[Task brief]: Give back exactly the lines from the beginning of the listing below to the line holding "import numpy as np", both ends included; the pictures stay out.

[Dataset content]:
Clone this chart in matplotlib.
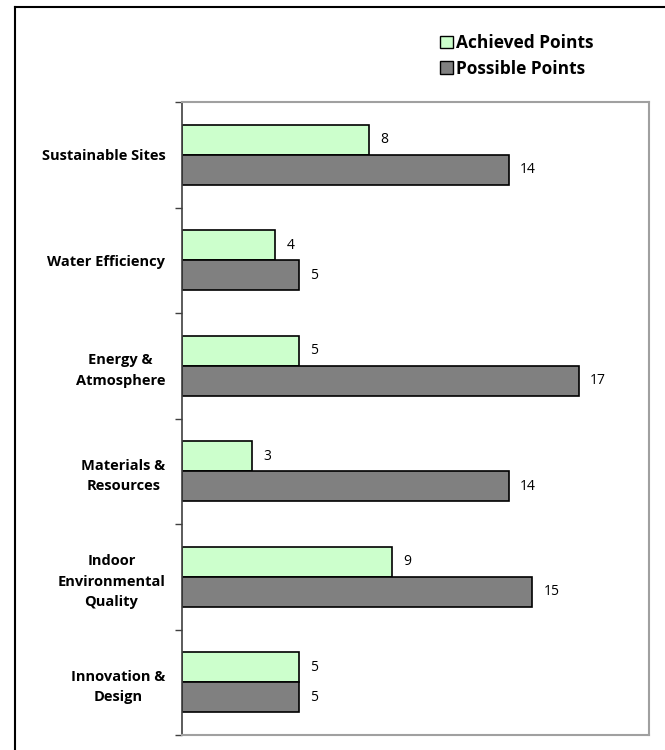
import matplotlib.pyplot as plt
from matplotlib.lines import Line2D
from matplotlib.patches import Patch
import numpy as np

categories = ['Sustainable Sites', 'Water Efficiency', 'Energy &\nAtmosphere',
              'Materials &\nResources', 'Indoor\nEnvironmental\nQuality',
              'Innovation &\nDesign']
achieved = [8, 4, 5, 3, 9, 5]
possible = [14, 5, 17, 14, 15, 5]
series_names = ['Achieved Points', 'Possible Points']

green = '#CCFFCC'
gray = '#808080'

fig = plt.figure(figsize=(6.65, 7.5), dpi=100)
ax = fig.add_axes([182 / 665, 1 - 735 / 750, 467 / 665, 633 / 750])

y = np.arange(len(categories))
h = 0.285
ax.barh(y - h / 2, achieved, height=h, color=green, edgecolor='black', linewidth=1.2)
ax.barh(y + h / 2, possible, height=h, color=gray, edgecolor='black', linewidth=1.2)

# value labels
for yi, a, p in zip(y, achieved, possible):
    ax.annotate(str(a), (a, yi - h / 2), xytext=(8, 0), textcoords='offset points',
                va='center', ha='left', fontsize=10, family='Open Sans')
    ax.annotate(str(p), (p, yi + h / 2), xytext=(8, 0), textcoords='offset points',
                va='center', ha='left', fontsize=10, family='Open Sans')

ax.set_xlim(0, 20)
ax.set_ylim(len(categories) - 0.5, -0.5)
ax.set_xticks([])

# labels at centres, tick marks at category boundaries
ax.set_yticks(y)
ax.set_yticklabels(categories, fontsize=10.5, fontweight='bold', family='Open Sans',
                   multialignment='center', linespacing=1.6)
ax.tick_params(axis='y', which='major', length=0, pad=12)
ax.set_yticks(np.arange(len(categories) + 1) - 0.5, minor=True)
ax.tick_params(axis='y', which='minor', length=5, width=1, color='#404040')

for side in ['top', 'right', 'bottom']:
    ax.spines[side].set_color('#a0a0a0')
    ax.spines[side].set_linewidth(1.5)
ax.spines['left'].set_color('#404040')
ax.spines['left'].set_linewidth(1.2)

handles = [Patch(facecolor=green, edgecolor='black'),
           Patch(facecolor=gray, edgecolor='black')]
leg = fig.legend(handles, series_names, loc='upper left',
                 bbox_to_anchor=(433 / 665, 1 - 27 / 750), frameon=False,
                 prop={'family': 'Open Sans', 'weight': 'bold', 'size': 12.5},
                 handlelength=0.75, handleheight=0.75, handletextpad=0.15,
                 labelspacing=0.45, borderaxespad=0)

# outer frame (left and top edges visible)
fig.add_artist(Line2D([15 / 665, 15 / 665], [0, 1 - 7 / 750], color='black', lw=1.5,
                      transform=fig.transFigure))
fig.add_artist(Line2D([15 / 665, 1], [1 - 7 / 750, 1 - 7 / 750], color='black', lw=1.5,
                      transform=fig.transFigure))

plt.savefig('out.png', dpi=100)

[Exercise response]:
Clone this chart in matplotlib.
import matplotlib.pyplot as plt
from matplotlib.lines import Line2D
from matplotlib.patches import Patch
import numpy as np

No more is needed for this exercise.